What further classifies porn as feminist is if the performers are treated with dignity and respect off camera (as well as on camera). Some key questions to ask when deciding whether or not porn is feminist/making feminist porn include: Are performers being pressures into scenes? Are safe words respected on set? Is every performer tested properly?
Erika Lust is one of the pioneer film-makers of this genre. The self-described “indie erotic film director” from Stockholm began her career in Barcelona, back in 2000. She is one of the feminist film makers who hopes to subvert the dominant male gaze and the misogyny so inherent in mainstream porn by allowing women to embrace and understand their sexuality within empowering adult entertainment.

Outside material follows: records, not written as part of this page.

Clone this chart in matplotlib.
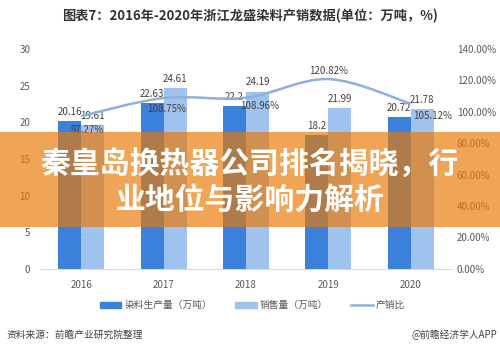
import matplotlib.pyplot as plt
import numpy as np
from matplotlib.path import Path
from matplotlib.patches import PathPatch, Rectangle

plt.rcParams['font.family'] = ['Noto Sans CJK SC', 'DejaVu Sans']

# data
years = ['2016', '2017', '2018', '2019', '2020']
production = [20.16, 22.63, 22.2, 18.2, 20.72]
sales = [19.61, 24.61, 24.19, 21.99, 21.78]
ratio = [97.27, 108.75, 108.96, 120.82, 105.12]
left_ticks = [0, 5, 10, 15, 20, 25, 30]
right_ticks = [0, 20, 40, 60, 80, 100, 120, 140]

dark_blue = '#3b80db'
light_blue = '#9fc2ee'
line_col = '#8db0dc'
tick_col = '#595959'

fig = plt.figure(figsize=(5, 3.6), dpi=100)
ax = fig.add_axes([0.08, 0.253, 0.824, 0.611])
ax2 = ax.twinx()

x = np.arange(len(years))
w = 0.28
ax.bar(x - w / 2, production, w, color=dark_blue, zorder=2)
ax.bar(x + w / 2, sales, w, color=light_blue, zorder=2)

for i in range(len(years)):
    ax.annotate(f'{production[i]}', (x[i] - w / 2, production[i]), xytext=(0, 3),
                textcoords='offset points', ha='center', va='bottom', fontsize=7, color='#404040')
    ax.annotate(f'{sales[i]}', (x[i] + w / 2, sales[i]), xytext=(0, 3),
                textcoords='offset points', ha='center', va='bottom', fontsize=7, color='#404040')

ax.set_xlim(-0.5, len(years) - 0.5)
ax.set_ylim(0, 30)
ax.set_yticks(left_ticks)
ax.set_xticks(x)
ax.set_xticklabels(years)
ax.tick_params(length=0, labelsize=7, colors=tick_col)
ax.tick_params(axis='x', pad=8)
ax.tick_params(axis='y', pad=7)
for s in ['top', 'right', 'left']:
    ax.spines[s].set_visible(False)
ax.spines['bottom'].set_color('#d9d9d9')

# smoothed ratio line (catmull-rom style bezier through the points)
pts = np.column_stack([x, ratio])
verts = [tuple(pts[0])]
codes = [Path.MOVETO]
for i in range(len(pts) - 1):
    p0 = pts[i - 1] if i > 0 else pts[i]
    p1 = pts[i]
    p2 = pts[i + 1]
    p3 = pts[i + 2] if i + 2 < len(pts) else pts[i + 1]
    c1 = p1 + (p2 - p0) / 6
    c2 = p2 - (p3 - p1) / 6
    verts += [tuple(c1), tuple(c2), tuple(p2)]
    codes += [Path.CURVE4] * 3
ax2.add_patch(PathPatch(Path(verts, codes), fill=False, edgecolor=line_col, lw=1.8, zorder=3))

offsets = [(4, -10), (2, -8), (10, -6), (0, 6), (16, -9)]
for i in range(len(years)):
    ax2.annotate(f'{ratio[i]:.2f}%', (x[i], ratio[i]), xytext=offsets[i], textcoords='offset points',
                 ha='center', va='center', fontsize=7, color='#404040')

ax2.set_ylim(0, 140)
ax2.set_yticks(right_ticks)
ax2.set_yticklabels([f'{t:.2f}%' for t in right_ticks])
ax2.tick_params(length=0, labelsize=7, colors=tick_col)
for s in ax2.spines.values():
    s.set_visible(False)

# legend
handles = [Rectangle((0, 0), 1, 1, color=dark_blue), Rectangle((0, 0), 1, 1, color=light_blue),
           plt.Line2D([], [], color=line_col, lw=1.8)]
fig.legend(handles, ['染料生产量（万吨）', '销售量（万吨）', '产销比'], loc='center',
           bbox_to_anchor=(0.505, 0.152), ncol=3, frameon=False, fontsize=7,
           handlelength=2.2, handleheight=0.5, handletextpad=0.3, columnspacing=2.4,
           labelcolor='#595959')

fig.text(0.5, 0.955, '图表7：2016年-2020年浙江龙盛染料产销数据(单位：万吨，%)', ha='center', va='center',
         fontsize=9.5, fontweight='bold', color='#333333')
fig.text(0.014, 0.07, '资料来源：前瞻产业研究院整理', ha='left', va='center', fontsize=7, color='#404040')
fig.text(0.994, 0.07, '@前瞻经济学人APP', ha='right', va='center', fontsize=7, color='#404040')

# orange banner with headline
fig.patches.append(Rectangle((0, 0.369), 1, 0.264, transform=fig.transFigure,
                             facecolor='#e97905', edgecolor='none', lw=0, alpha=0.68, zorder=10))
fig.text(0.5, 0.544, '秦皇岛换热器公司排名揭晓，行', ha='center', va='center', fontsize=21.5,
         fontweight='bold', color='white', zorder=11)
fig.text(0.5, 0.444, '业地位与影响力解析', ha='center', va='center', fontsize=21.5,
         fontweight='bold', color='white', zorder=11)

fig.savefig('out.png')
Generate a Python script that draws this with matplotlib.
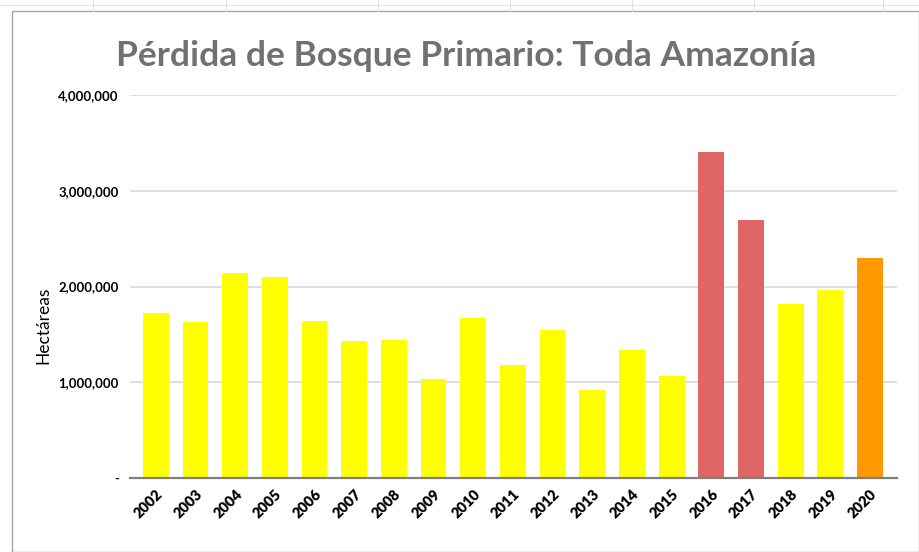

Lust’s work is ethical — ensuring equal and fair pay, good working environments and obligatory consent to what the performers are comfortable with. She often shoots films from the female perspective and places emphasis on developing engaging storylines and depicting scenes showcasing female pleasure and healthy portrayals of female sexuality. Lust has also asserted her dislike towards disturbing (yet commonplace in adult film) scenes which show simulated abuse, rape and coercion.
Feminist porn could possibly be the solution that feminists, who argue for and against porn, are searching for. Not only is it ethical and fair, but also is it not one-dimensional as it places emphasis on many important elements of film-making. As it attempts to reconcile the arguments posed by both pro-porn and anti-porn feminist advocates, perhaps feminist genre is the signal for the best of both worlds.